"You Bring Me Joy" is a song by American singer-songwriter Mary J. Blige. It was written by Blige, Sean "Puffy" Combs, Joel "Jo-Jo" Hailey, and Chucky Thompson for her second studio album, My Life (1994), while overall music production was helmed by Combs and Thompson with the vocal tracks being produced by Jo-Jo. The song is built around a sample of "It's Ecstasy When You Lay Down Next to Me" (1977) by singer Barry White. Due to the inclusion of the sample, Ekundayo Paris and Nelson Pigford are also credited as songwriters. "You Bring Me Joy" served as the third single from My Life and peaked at number 29 on the US Hot R&B/Hip-Hop Songs, also topping the Hot Dance Club Songs.

Critical reception
Steve Baltin from Cash Box wrote, "Without achieving the notoriety of a Boyz II Men or Whitney Houston, Blige has quickly become one of the surest bets on both the pop and r&b singles charts, currently appearing twice on each chart.
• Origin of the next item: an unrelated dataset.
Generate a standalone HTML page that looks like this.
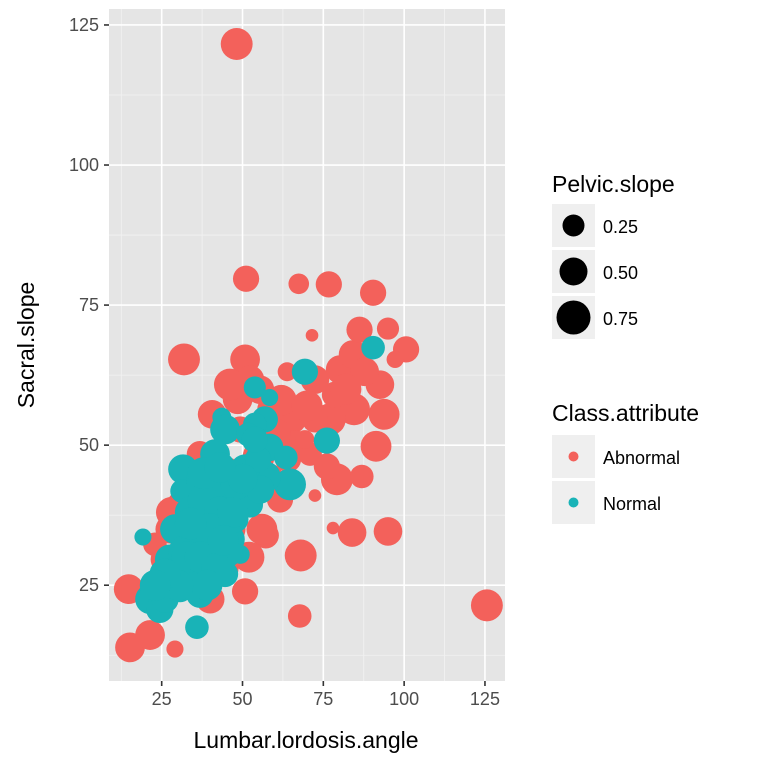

The latest single from her My Life album is sure to follow suit rapidly. Featuring a solid beat to accompnay Blige’s sweet vocals, the track is a natural at a plethora of formats." Jonathan Bernstein from Spin noted, "The same piano intro that gave "Real Love" its irresistible bounce reappears to serve the same purpose in "You Bring Me Joy"."

Music video
The accompanying music video for "You Bring Me Joy" was directed by Marcus Raboy. It was shot at a big blue and red room from April 10–11, 1995 where Blige and other dancers do crazy dance moves. The video was later published on Blige's official YouTube channel in December 2019, and had generated more than 1.3 million views as of January 2023.

Credits and personnel
Credits adapted from the My Life liner notes.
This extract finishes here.